I also had to add USE_FOLDER_AS_CATEGORY = False to pelicanconf.py so that the folder structure does not automatically generate new categories. Without it I would have for example categories for every year. Right now the "All posts" page takes care of displaying the complete archive.

Theme & CSS

I picked the minimalistic Peli-Kiera as the theme for my blog. I only needed support for Atom & RSS feeds, Github link and... that is it. I like focusing on the actual content rather than eye candy. This is also the moment I discovered that Pelican comes with "no batteries included". You have to work out all the settings that work for you yourself. However, small changes are pretty easy due to the overall simplicity. There is no magic and no multiple layers of abstraction as in Wordpress.

Line numbers in code blocks

To enable line numbers in code blocks I added this piece to pelicanconf.py:

  'extension_configs': {
    'markdown.extensions.codehilite': {'css_class': 'highlight', 'linenums': True},
    'markdown.extensions.extra': {},
    'markdown.extensions.meta': {},
  'output_format': 'html5',


Reducing image width

The theme has a single main.css where everything is stored. By default the images were enlarged to fit the width of the container. It did not look well for smaller images so from the .image section I removed width 100%; and added max-width: 800px; instead.

Categories menu

This element needed the most adjustments. First of all I did not want the currently selected category to be highlighted by moving its text upwards so I commented out the #container nav ul li a.active section.

Second, I wanted the category menu to wrap when the screen is narrow (like on a phone). #container nav ul got flex-wrap: wrap; justify-content: center; and #container nav ul li got float: left; nth-child(4) {clear: left;}.

Main container width

I found the default max width of the blocks of text too small so I increased them in #container using width: 900px;.

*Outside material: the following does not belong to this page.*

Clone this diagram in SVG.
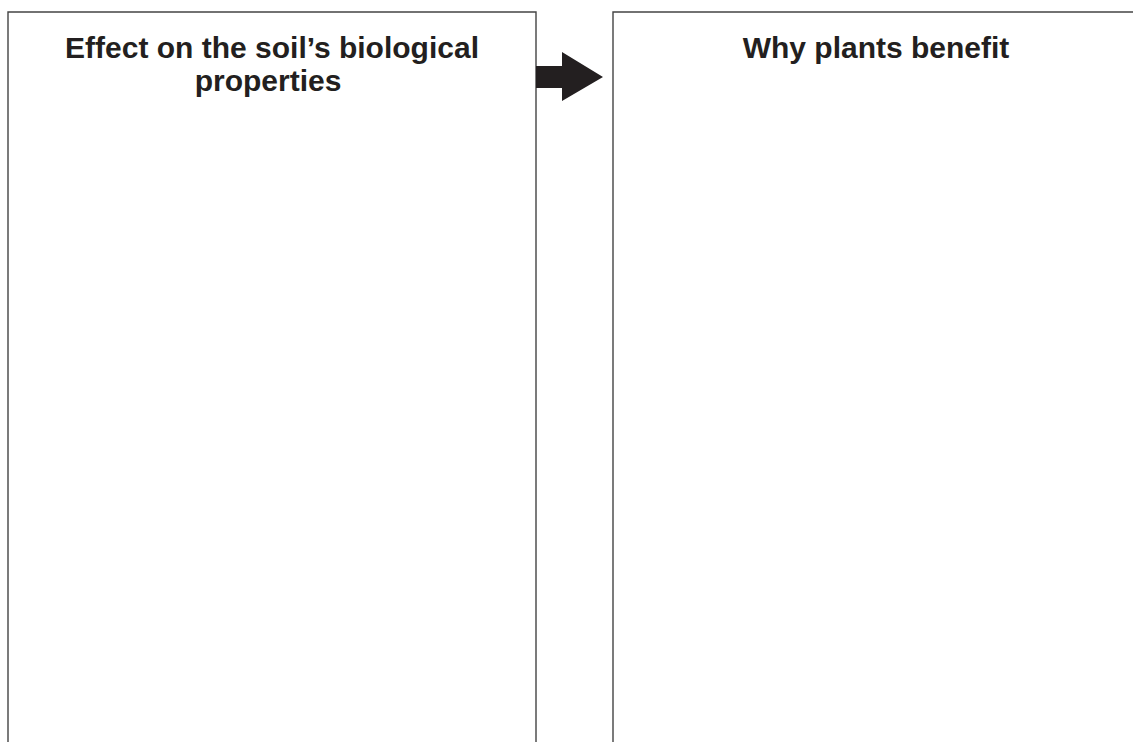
<svg xmlns="http://www.w3.org/2000/svg" width="1133" height="742" viewBox="0 0 1133 742">
<style>
.box{fill:#fff;stroke:#444;stroke-width:1.4}
.t{font-family:"Liberation Sans",Arial,sans-serif;font-weight:bold;font-size:30px;fill:#231f20;text-anchor:middle}
</style>
<rect width="1133" height="742" fill="#fff"/>
<g id="node-left">
<path class="box" d="M8,745 V12 H536 V745"/>
<text class="t" x="272" y="58">Effect on the soil’s biological</text>
<text class="t" x="268" y="91">properties</text>
</g>
<g id="node-right">
<path class="box" d="M613,745 V12 H1140 V745"/>
<text class="t" x="876" y="58">Why plants benefit</text>
</g>
<g id="connectors">
<polygon points="536,66 562,66 562,52 603,77 562,101 562,88 536,88" fill="#231f20"/>
</g>
</svg>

You can download the css file from my site and diff with the default one from the theme.


I picked a chip icon from Icons8. I put it in extra directory (alongside robots.txt) and added to Pelican static files using:

STATIC_PATHS = [ 'extra' ]
    'extra/favicon.ico': {'path': 'favicon.ico'},
    'extra/robots.txt': {'path': 'robots.txt'},

and added the link required by the free icon license Chip favicon by <a href="https://icons8.com/">Icons8</a> at the bottom of base.html of the theme.


To play nice with search engines I installed the sitemap plugin (pip install pelican-sitemap) and added to pelicanconf.py:

PLUGINS = ['sitemap', 'more_categories']
    'format': 'xml',
    'priorities': {
        'articles': 0.6,
        'indexes': 0.5,
        'pages': 0.4
    'changefreqs': {
        'articles': 'weekly',
        'indexes': 'weekly',
        'pages': 'monthly'

Then, I created robots.txt and placed it in extras directory (alongside the favicon):

User-agent: *

Sitemap: https://m0agx.eu/sitemap.xml

This tells robots to only fetch the XML sitemap instead of crawling the whole site. This is only a sitemap for robots. List of all articles is described in the next paragraph.

Page with a list of all articles

This feature in Pelican is called an archive. To have a page with the list of all posts I used:

ARCHIVES_SAVE_AS = 'pages/archives.html'
MENUITEMS = [ ('All posts', '/pages/archives.html') ]

in pelicanconf.py. This is the equivalent of WP Sitemap Page plugin.

HTTP redirect for feeds

As a heavy RSS user I did not want to leave my readers behind with broken feed URLs so I set up a HTTP redirection. A slight complication is that Wordpress has many feeds. Like: feed per site, feed per category, feed per article, feed for comments etc. Pelican has only a single feed so I decided to redirect all possible feed URLs to the single one from Pelican. But first, how to find which feed URLs are actually in use?

I searched my access logs with grep feed /path/to/access/logs/* | awk '{print $7}' | sort | uniq. This one-liner searches for all lines that contain "feed", extracts the 7th column (which is the URL in my web server logs), sorts them, and removes duplicate entries. The pattern I spotted is that the URL always contains at least /feed/ so a simple match rule can capture all combinations. I redirected them by putting RedirectMatch ".*/feed/.*" "/feeds/all.rss.xml" to .htaccess. This page was very useful. .* means any number of any characters and /feed/ is a literal text. Using this trick any URL, like /anything/feed/more/of/anything, will be redirected to the new feed.


The equivalent of Wordpress' <!--more--> is <!-- PELICAN_END_SUMMARY --> with the minchin.pelican.plugins.summary plugin.

Scheduling posts

Pelican does not have any facility for scheduling posts but this can easily be done with a small shell script.

Missing features

E-mail subscriptions

Finally: I had e-mail subscription feature on my old site. Unfortunately I can't find any easy solution for Pelican (since it is a static site). I think I will have to roll out my own solution that will be executed on the "build machine" and maybe a trivial PHP frontend to handle subscribes and unsubscribes.